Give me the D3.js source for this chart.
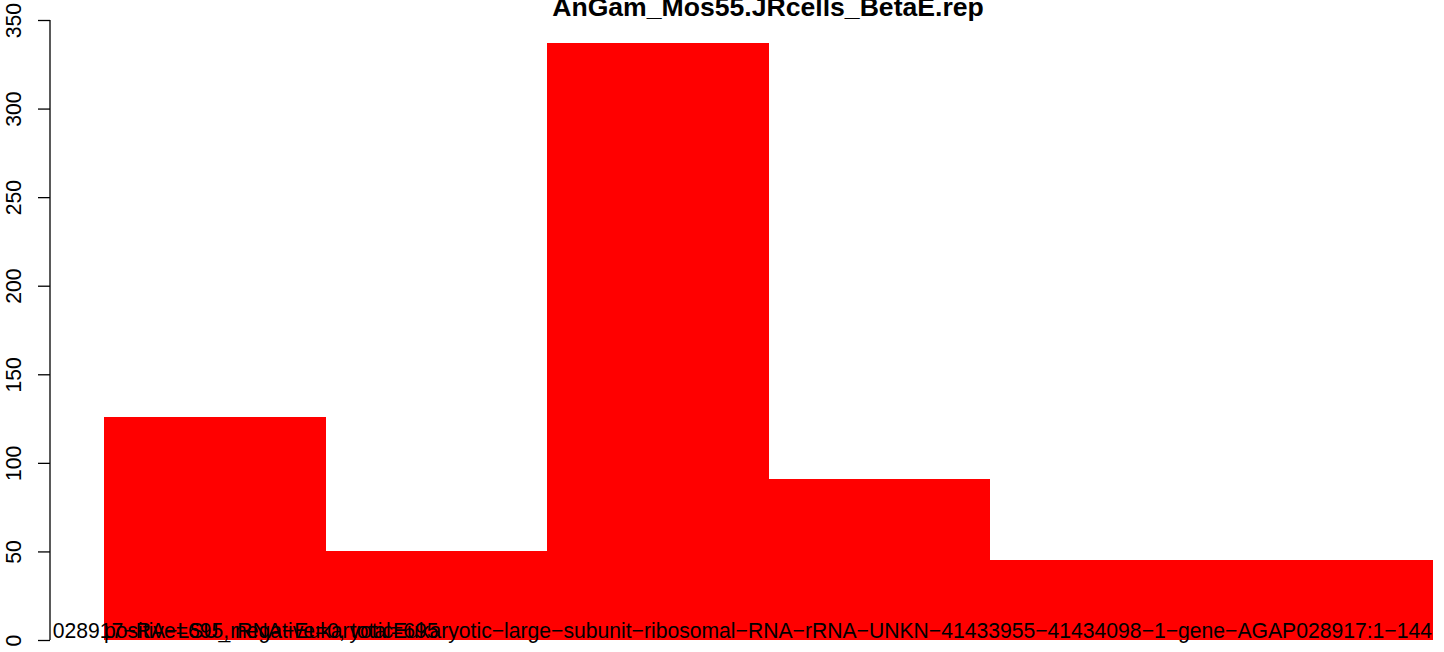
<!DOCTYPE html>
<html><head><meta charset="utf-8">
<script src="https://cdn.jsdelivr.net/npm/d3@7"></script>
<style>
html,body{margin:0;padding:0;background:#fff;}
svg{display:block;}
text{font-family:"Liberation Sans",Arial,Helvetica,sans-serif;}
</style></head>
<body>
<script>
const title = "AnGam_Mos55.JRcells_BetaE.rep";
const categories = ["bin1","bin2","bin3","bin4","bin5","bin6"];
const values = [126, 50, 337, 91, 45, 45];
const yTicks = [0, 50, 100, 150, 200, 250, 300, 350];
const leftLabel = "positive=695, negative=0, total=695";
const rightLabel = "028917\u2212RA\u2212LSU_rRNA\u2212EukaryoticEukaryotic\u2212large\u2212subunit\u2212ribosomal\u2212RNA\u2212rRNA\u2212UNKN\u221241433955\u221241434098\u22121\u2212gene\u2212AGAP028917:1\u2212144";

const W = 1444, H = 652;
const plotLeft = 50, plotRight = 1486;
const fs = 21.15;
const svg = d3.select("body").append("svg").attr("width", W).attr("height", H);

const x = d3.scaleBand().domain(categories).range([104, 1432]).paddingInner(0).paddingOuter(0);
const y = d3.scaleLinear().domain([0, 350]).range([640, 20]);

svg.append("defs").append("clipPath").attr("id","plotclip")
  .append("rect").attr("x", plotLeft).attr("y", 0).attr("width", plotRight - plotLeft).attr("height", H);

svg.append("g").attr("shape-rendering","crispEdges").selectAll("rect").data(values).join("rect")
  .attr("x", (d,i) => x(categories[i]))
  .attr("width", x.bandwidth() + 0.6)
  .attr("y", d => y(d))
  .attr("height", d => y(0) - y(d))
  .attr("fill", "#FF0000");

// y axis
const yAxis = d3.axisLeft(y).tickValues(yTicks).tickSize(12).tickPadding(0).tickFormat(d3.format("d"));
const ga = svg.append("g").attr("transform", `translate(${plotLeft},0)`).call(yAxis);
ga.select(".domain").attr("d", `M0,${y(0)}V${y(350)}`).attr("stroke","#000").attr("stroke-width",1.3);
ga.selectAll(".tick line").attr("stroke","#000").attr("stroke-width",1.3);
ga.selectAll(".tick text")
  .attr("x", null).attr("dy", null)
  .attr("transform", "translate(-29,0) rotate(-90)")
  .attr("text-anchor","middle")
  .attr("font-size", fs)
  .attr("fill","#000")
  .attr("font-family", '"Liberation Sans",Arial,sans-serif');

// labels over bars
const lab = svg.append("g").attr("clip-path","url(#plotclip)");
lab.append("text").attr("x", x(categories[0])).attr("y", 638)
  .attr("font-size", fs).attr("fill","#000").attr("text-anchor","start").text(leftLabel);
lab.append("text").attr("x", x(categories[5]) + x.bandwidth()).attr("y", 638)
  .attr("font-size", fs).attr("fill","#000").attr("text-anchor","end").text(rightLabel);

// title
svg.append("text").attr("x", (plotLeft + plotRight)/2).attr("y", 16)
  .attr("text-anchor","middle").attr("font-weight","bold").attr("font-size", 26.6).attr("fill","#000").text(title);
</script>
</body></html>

——

Work instructions
From the opening line of the listing above through the line bearing "const y = d3.scaleLinear().domain([0, 350]).range([640, 20]);", repeat each line exactly. Drop every picture.

Output of the task
Give me the D3.js source for this chart.
<!DOCTYPE html>
<html><head><meta charset="utf-8">
<script src="https://cdn.jsdelivr.net/npm/d3@7"></script>
<style>
html,body{margin:0;padding:0;background:#fff;}
svg{display:block;}
text{font-family:"Liberation Sans",Arial,Helvetica,sans-serif;}
</style></head>
<body>
<script>
const title = "AnGam_Mos55.JRcells_BetaE.rep";
const categories = ["bin1","bin2","bin3","bin4","bin5","bin6"];
const values = [126, 50, 337, 91, 45, 45];
const yTicks = [0, 50, 100, 150, 200, 250, 300, 350];
const leftLabel = "positive=695, negative=0, total=695";
const rightLabel = "028917\u2212RA\u2212LSU_rRNA\u2212EukaryoticEukaryotic\u2212large\u2212subunit\u2212ribosomal\u2212RNA\u2212rRNA\u2212UNKN\u221241433955\u221241434098\u22121\u2212gene\u2212AGAP028917:1\u2212144";

const W = 1444, H = 652;
const plotLeft = 50, plotRight = 1486;
const fs = 21.15;
const svg = d3.select("body").append("svg").attr("width", W).attr("height", H);

const x = d3.scaleBand().domain(categories).range([104, 1432]).paddingInner(0).paddingOuter(0);
const y = d3.scaleLinear().domain([0, 350]).range([640, 20]);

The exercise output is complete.